There are a lot of reasons why a photograph might have stains, but our main concern is getting rid of them. I am going to show you one way to do that. Some stains are going to be easier than others. Take this one for instance. It has a number of things going for it. One, it's in a rather unimportant area of the image. There is no detail under the stain, in other words; it's not over someone's face or something. Two, if you go to the Create a new fill or Adjustment layer icon at the bottom of the Layers panel and select Black & White adjustment, you can see, while scrolling through, especially in the light filters, like High Contrast Red, the stain is greatly diminished.
You may not be able to scroll through on a Mac, but you can select each one individually. Let's select the High Contrast Red and go back to the Create a new fill or Adjustment layer icon. This time we'll select Curves. Bring the center of the histogram up towards the upper left-hand corner. This lightens the whole image. Make sure the foreground and background colors are set to the default Black & White. And if you need to, invert them, with the black being the background color.
Hold down Ctrl+Backspace or Command+Backspace on your keyboard to invert the Curves adjustment mask. The lighten curves adjustment is now hidden. Go over to your toolbar and select the Brush tool and paint in the remaining area of the stain. You can adjust the size of your brush using the open and close bracket key. You can use a fairly large brush on an area like this; you don't have to worry too much about the detail. I am going to go back over to the toolbar and select the Zoom tool.
We are going to zoom in on the area of the stain. I am going to go back out a little bit using the Ctrl+Minus or Command+Minus key so we can see the whole stain. Next we are going up to Filter > Blur > Gaussian Blur, and we are going to blur and soften the edges of this. You can go up pretty far on this. It doesn't matter. You are not getting a great amount of detail there. You just want to blend it in really well. Keep it at around 20 pixels or so, and click OK. And now you can go and adjust the opacity of the curves layer to blend it in just a little better with the surrounding area. Let's bring it up to about 80%.
There's still a ring around the stain, so we need to blend that. First thing you want to do is use keyboard shortcut Shift+Ctrl+Alt+E on a PC, Shift+Command+Option+E on a Mac, to combine the layers. Then go over to the toolbar, select the Patch tool. Make a selection around an area at the edge of the stain and bring it over into a clean area.

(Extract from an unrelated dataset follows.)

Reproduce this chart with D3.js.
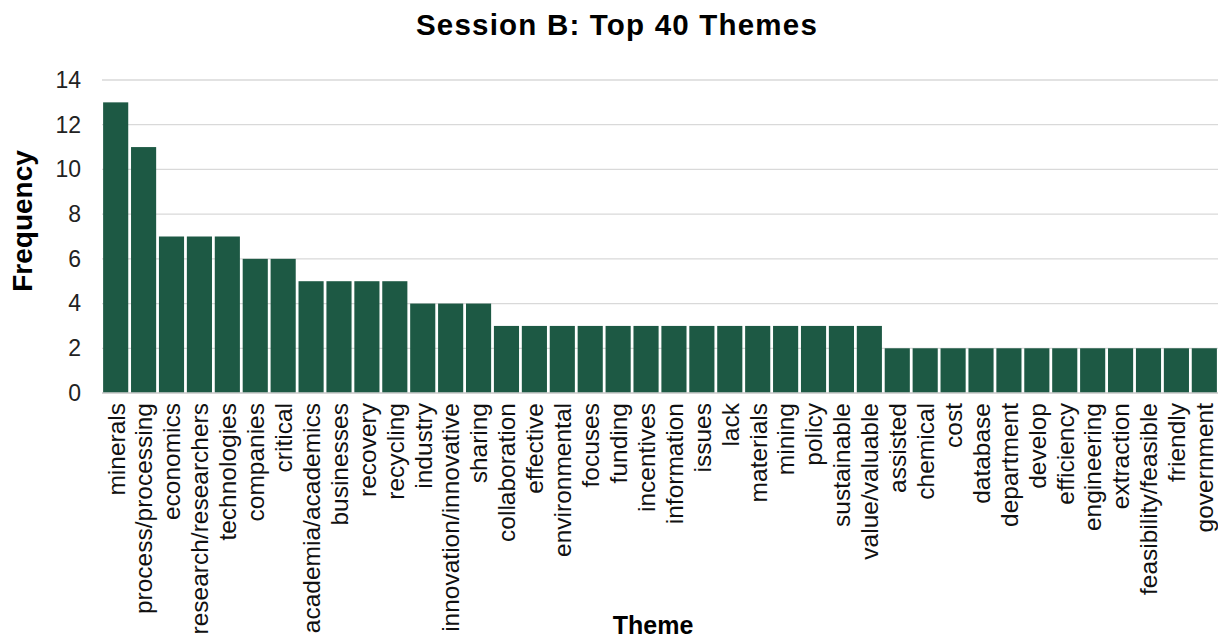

Either way, it doesn't matter; we are just trying to blend in these areas. Let's do a couple more. You can get rid of your creases or whatever at the same time if you need to. Let's do another little area here. And we see we have a nice blend between areas. Stains on old photos come in all shapes and sizes and colors and are caused by many different things.
The tools and methods can differ depending on the size and placement of the stains, but sometimes something as simple as a Black & White or a Curves adjustment can do the trick.